Except in expensive hotels on the beachfront, it is rare to see a woman not wearing some version of hijab, and some go as far as wearing the more concealing niqab. But many women with whom I spoke were not particularly concerned with the current Hamas campaign. This isn’t to say they might not be in time, but Gazans are highly educated, though conservative, and do not want their community to resemble Tehran or Riyadh.
Discussion about possible political solutions often seemed oddly irrelevant in a time and place where finding cooking oil and petrol are far more important priorities. I was surprised with the number of people, including Hamas Deputy Foreign Minister and former adviser to Hamas Prime Minister Ismail Haniyeh, Dr Ahmed Yousef, who talked about a two-state future and couldn’t imagine living in the same nation as Jews after so many years of conflict. In other words, a future country designed along the 1967 borders.
It should be noted, however, that when I met Dr Haider Eid, a leading proponent of a one-state solution, he assured me that public support for such a move was steadily increasing. He had just spoken to a packed auditorium in Rafah a few days before we met and said Hamas officials, students and general public were receptive to thinking past the “Oslo-izing” of the Palestinian mind, and the paralysis brought on by years of fruitless negotiations between Fatah and Israel and absolutely nothing to show for it except an ever-deeper occupation.
Support for Hamas in Gaza is impossible to measure accurately (and countless people told me that opinion polls were notoriously unreliable) but the faithful certainly heaped praise on Prime Minister Haniyeh when I saw him lead Friday prayers in the city of Khan Yunis. He was greeted with cheers, surrounded by beefy and bearded Hamas security officers, and launched into a 50-minute tirade against the occupation, arguing for a two-state solution with the right of return. He left the mosque as a crush of supporters screamed praise for him in Arabic. The response was similar at another rally in the city later that day, which was one of the first public Hamas rallies since Israel’s attack, where Haniyeh spoke before thousands of men, women and children, as Haniyeh addressed a Khan Yunis crowd.

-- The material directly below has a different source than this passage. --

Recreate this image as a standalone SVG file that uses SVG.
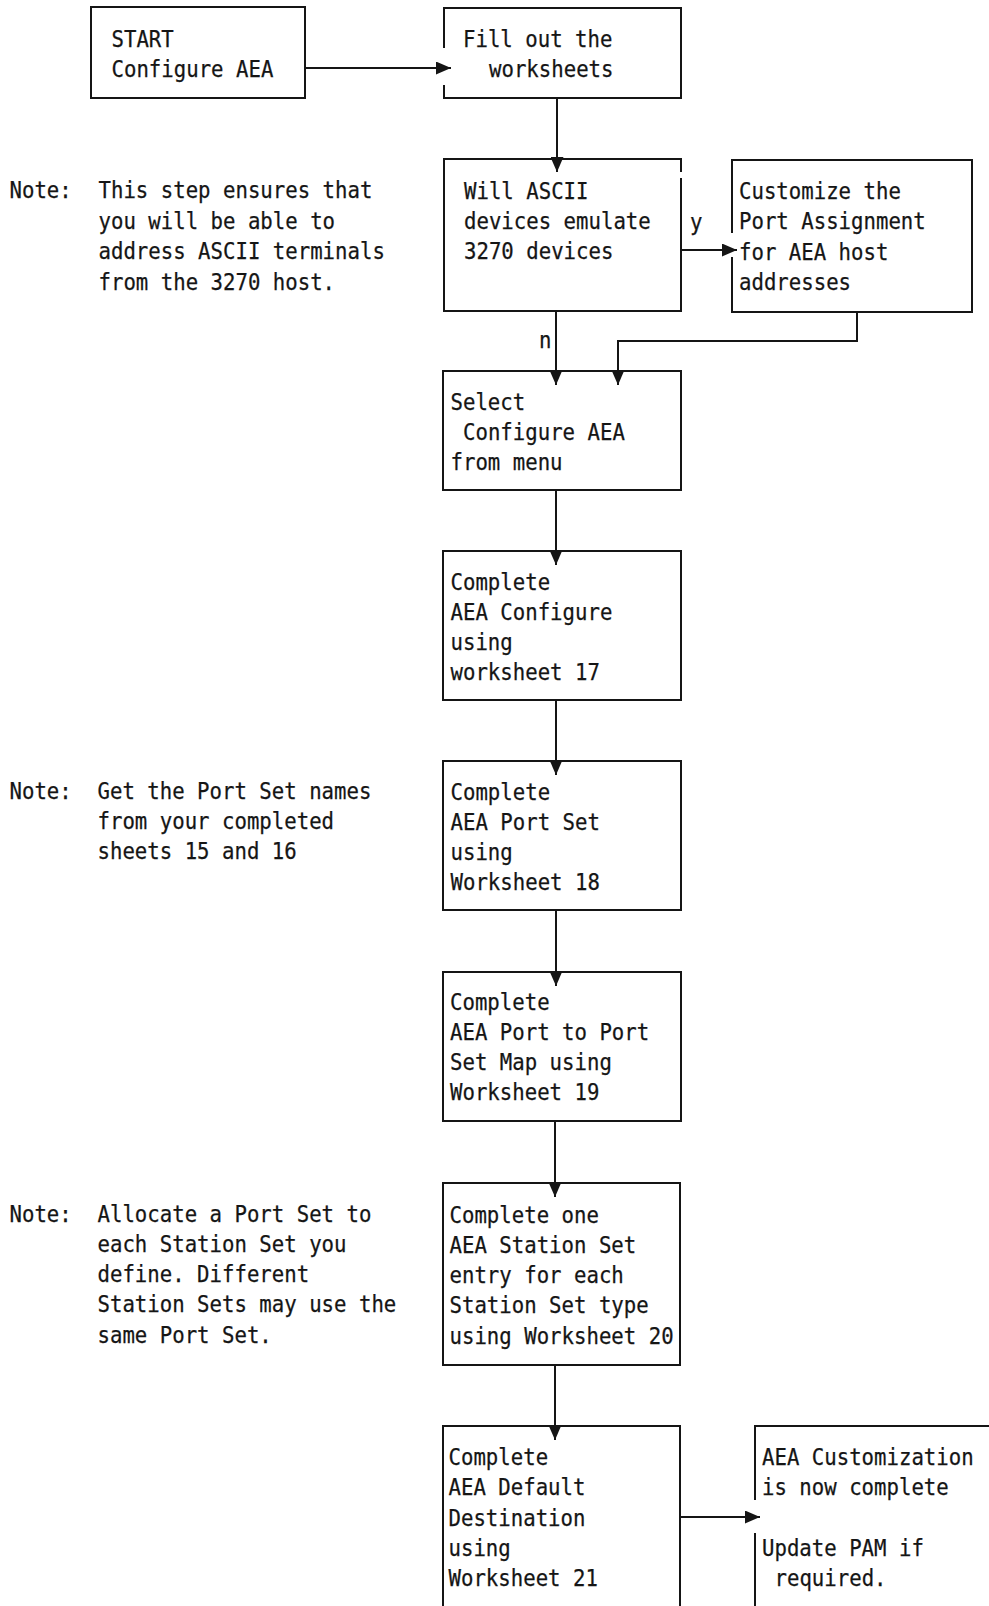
<svg xmlns="http://www.w3.org/2000/svg" width="989" height="1606" viewBox="0 0 989 1606">
  <style>
    .box { fill: none; stroke: #151515; stroke-width: 2; }
    .wire { fill: none; stroke: #151515; stroke-width: 2; }
    text { font-family: "DejaVu Sans Mono", "Liberation Mono", monospace; font-size: 22.5px; fill: #151515; stroke: #151515; stroke-width: 0.25; }
  </style>
  <defs>
    <marker id="arrow" viewBox="0 0 15 13" refX="15" refY="6.5" markerWidth="15" markerHeight="13" markerUnits="userSpaceOnUse" orient="auto">
      <path d="M0,0 L15,6.5 L0,13 z" fill="#151515"/>
    </marker>
  </defs>
  <rect width="989" height="1606" fill="#ffffff"/>

  <!-- connectors -->
  <g id="connectors">
    <path class="wire" d="M305,68 H451" marker-end="url(#arrow)"/>
    <path class="wire" d="M557,98 V172" marker-end="url(#arrow)"/>
    <path class="wire" d="M681,250 H737" marker-end="url(#arrow)"/>
    <text x="690" y="230" textLength="12.45" lengthAdjust="spacingAndGlyphs">y</text>
    <path class="wire" d="M556,311 V385" marker-end="url(#arrow)"/>
    <text x="539" y="348" textLength="12.45" lengthAdjust="spacingAndGlyphs">n</text>
    <path class="wire" d="M857,312 V341 H618 V385" marker-end="url(#arrow)"/>
    <path class="wire" d="M556,490 V565" marker-end="url(#arrow)"/>
    <path class="wire" d="M556,700 V775" marker-end="url(#arrow)"/>
    <path class="wire" d="M556,910 V986" marker-end="url(#arrow)"/>
    <path class="wire" d="M555,1121 V1197" marker-end="url(#arrow)"/>
    <path class="wire" d="M555,1365 V1440" marker-end="url(#arrow)"/>
    <path class="wire" d="M680,1517 H760" marker-end="url(#arrow)"/>
  </g>

  <!-- notes -->
  <g id="note-ascii">
    <text x="9.5" y="198" textLength="62.25" lengthAdjust="spacingAndGlyphs">Note:</text>
    <text x="98.5" y="198" textLength="273.9" lengthAdjust="spacingAndGlyphs">This step ensures that</text>
    <text x="98.5" y="228.5" textLength="236.55" lengthAdjust="spacingAndGlyphs">you will be able to</text>
    <text x="98.5" y="259" textLength="286.35" lengthAdjust="spacingAndGlyphs">address ASCII terminals</text>
    <text x="98.5" y="289.5" textLength="236.55" lengthAdjust="spacingAndGlyphs">from the 3270 host.</text>
  </g>
  <g id="note-portset">
    <text x="9.5" y="798.5" textLength="62.25" lengthAdjust="spacingAndGlyphs">Note:</text>
    <text x="97.5" y="798.5" textLength="273.9" lengthAdjust="spacingAndGlyphs">Get the Port Set names</text>
    <text x="97.5" y="829" textLength="236.55" lengthAdjust="spacingAndGlyphs">from your completed</text>
    <text x="97.5" y="859" textLength="199.2" lengthAdjust="spacingAndGlyphs">sheets 15 and 16</text>
  </g>
  <g id="note-station">
    <text x="9.5" y="1221.5" textLength="62.25" lengthAdjust="spacingAndGlyphs">Note:</text>
    <text x="97.5" y="1221.5" textLength="273.9" lengthAdjust="spacingAndGlyphs">Allocate a Port Set to</text>
    <text x="97.5" y="1251.5" textLength="249" lengthAdjust="spacingAndGlyphs">each Station Set you</text>
    <text x="97.5" y="1281.5" textLength="211.65" lengthAdjust="spacingAndGlyphs">define. Different</text>
    <text x="97.5" y="1312" textLength="298.8" lengthAdjust="spacingAndGlyphs">Station Sets may use the</text>
    <text x="97.5" y="1342.5" textLength="174.3" lengthAdjust="spacingAndGlyphs">same Port Set.</text>
  </g>

  <!-- flow steps -->
  <g id="start">
    <rect class="box" x="91" y="7" width="214" height="91"/>
    <text x="111.5" y="46.7" textLength="62.25" lengthAdjust="spacingAndGlyphs">START</text>
    <text x="111.5" y="76.7" textLength="161.85" lengthAdjust="spacingAndGlyphs">Configure AEA</text>
  </g>
  <g id="fill-worksheets">
    <path class="box" d="M444,48 V8 H681 V98 H444 V85"/>
    <text x="463" y="46.7" textLength="149.4" lengthAdjust="spacingAndGlyphs">Fill out the</text>
    <text x="489" y="76.7" textLength="124.5" lengthAdjust="spacingAndGlyphs">worksheets</text>
  </g>
  <g id="emulate-decision">
    <path class="box" d="M681,178 V311 H444 V159 H681 V172"/>
    <text x="464" y="198.6" textLength="124.5" lengthAdjust="spacingAndGlyphs">Will ASCII</text>
    <text x="464" y="229" textLength="186.75" lengthAdjust="spacingAndGlyphs">devices emulate</text>
    <text x="464" y="259" textLength="149.4" lengthAdjust="spacingAndGlyphs">3270 devices</text>
  </g>
  <g id="customize-port">
    <path class="box" d="M732,233 V160 H972 V312 H732 V257"/>
    <text x="739" y="198.6" textLength="161.85" lengthAdjust="spacingAndGlyphs">Customize the</text>
    <text x="739" y="229" textLength="186.75" lengthAdjust="spacingAndGlyphs">Port Assignment</text>
    <text x="739" y="259.5" textLength="149.4" lengthAdjust="spacingAndGlyphs">for AEA host</text>
    <text x="739" y="290" textLength="112.05" lengthAdjust="spacingAndGlyphs">addresses</text>
  </g>
  <g id="select-configure">
    <rect class="box" x="443" y="371" width="238" height="119"/>
    <text x="450.5" y="409.5" textLength="74.7" lengthAdjust="spacingAndGlyphs">Select</text>
    <text x="463" y="439.5" textLength="161.85" lengthAdjust="spacingAndGlyphs">Configure AEA</text>
    <text x="450.5" y="470" textLength="112.05" lengthAdjust="spacingAndGlyphs">from menu</text>
  </g>
  <g id="aea-configure">
    <rect class="box" x="443" y="551" width="238" height="149"/>
    <text x="450.5" y="589.5" textLength="99.6" lengthAdjust="spacingAndGlyphs">Complete</text>
    <text x="450.5" y="619.5" textLength="161.85" lengthAdjust="spacingAndGlyphs">AEA Configure</text>
    <text x="450.5" y="649.5" textLength="62.25" lengthAdjust="spacingAndGlyphs">using</text>
    <text x="450.5" y="679.5" textLength="149.4" lengthAdjust="spacingAndGlyphs">worksheet 17</text>
  </g>
  <g id="aea-port-set">
    <rect class="box" x="443" y="761" width="238" height="149"/>
    <text x="450.5" y="799.5" textLength="99.6" lengthAdjust="spacingAndGlyphs">Complete</text>
    <text x="450.5" y="829.5" textLength="149.4" lengthAdjust="spacingAndGlyphs">AEA Port Set</text>
    <text x="450.5" y="859.5" textLength="62.25" lengthAdjust="spacingAndGlyphs">using</text>
    <text x="450.5" y="889.5" textLength="149.4" lengthAdjust="spacingAndGlyphs">Worksheet 18</text>
  </g>
  <g id="aea-port-map">
    <rect class="box" x="443" y="972" width="238" height="149"/>
    <text x="450" y="1010" textLength="99.6" lengthAdjust="spacingAndGlyphs">Complete</text>
    <text x="450" y="1040" textLength="199.2" lengthAdjust="spacingAndGlyphs">AEA Port to Port</text>
    <text x="450" y="1070" textLength="161.85" lengthAdjust="spacingAndGlyphs">Set Map using</text>
    <text x="450" y="1100" textLength="149.4" lengthAdjust="spacingAndGlyphs">Worksheet 19</text>
  </g>
  <g id="aea-station-set">
    <rect class="box" x="443" y="1183" width="237" height="182"/>
    <text x="449.5" y="1223" textLength="149.4" lengthAdjust="spacingAndGlyphs">Complete one</text>
    <text x="449.5" y="1253" textLength="186.75" lengthAdjust="spacingAndGlyphs">AEA Station Set</text>
    <text x="449.5" y="1283" textLength="174.3" lengthAdjust="spacingAndGlyphs">entry for each</text>
    <text x="449.5" y="1313" textLength="199.2" lengthAdjust="spacingAndGlyphs">Station Set type</text>
    <text x="449.5" y="1343.5" textLength="224.1" lengthAdjust="spacingAndGlyphs">using Worksheet 20</text>
  </g>
  <g id="aea-default-dest">
    <path class="box" d="M443,1607 V1426 H680 V1607"/>
    <text x="448.5" y="1465" textLength="99.6" lengthAdjust="spacingAndGlyphs">Complete</text>
    <text x="448.5" y="1495" textLength="136.95" lengthAdjust="spacingAndGlyphs">AEA Default</text>
    <text x="448.5" y="1525.5" textLength="136.95" lengthAdjust="spacingAndGlyphs">Destination</text>
    <text x="448.5" y="1556" textLength="62.25" lengthAdjust="spacingAndGlyphs">using</text>
    <text x="448.5" y="1586" textLength="149.4" lengthAdjust="spacingAndGlyphs">Worksheet 21</text>
  </g>
  <g id="customization-complete">
    <path class="box" d="M755,1500 V1426 H990"/>
    <path class="box" d="M755,1533 V1607"/>
    <text x="762" y="1465" textLength="211.65" lengthAdjust="spacingAndGlyphs">AEA Customization</text>
    <text x="762" y="1495" textLength="186.75" lengthAdjust="spacingAndGlyphs">is now complete</text>
    <text x="762" y="1556" textLength="161.85" lengthAdjust="spacingAndGlyphs">Update PAM if</text>
    <text x="774.5" y="1586" textLength="112.05" lengthAdjust="spacingAndGlyphs">required.</text>
  </g>
</svg>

The overwhelming sense of visiting a place that had been forgotten by the outside world haunted my entire visit. One afternoon I lectured at the Islamic University in Gaza City for students of journalism and English. They asked me why the world had allowed Israel’s bombardment in January and why Palestinians were so demonised in the Western world. I said that public debate was shifting and Palestinian voices were increasingly heard in the media. Palestinians still needed to improve their public relations, I said, especially when competing in the public arena against Israel’s well-funded spin. The lecturer, journalist and academic Rami Almagheri, agreed and later argued with the students to try and convince them that partisan reporting by their own side was not helping their cause, and was in fact the enemy of the Palestinian people.
From what I saw, Hamas has not been weakened. Meanwhile the people of Gaza are relying even more heavily on the tunnels that snake their way from Egypt into Gaza to bring in all manner of essential products to get past Israel’s criminal blockade. Exactly how people can survive under those conditions is now turning into a kind of horrible experiment.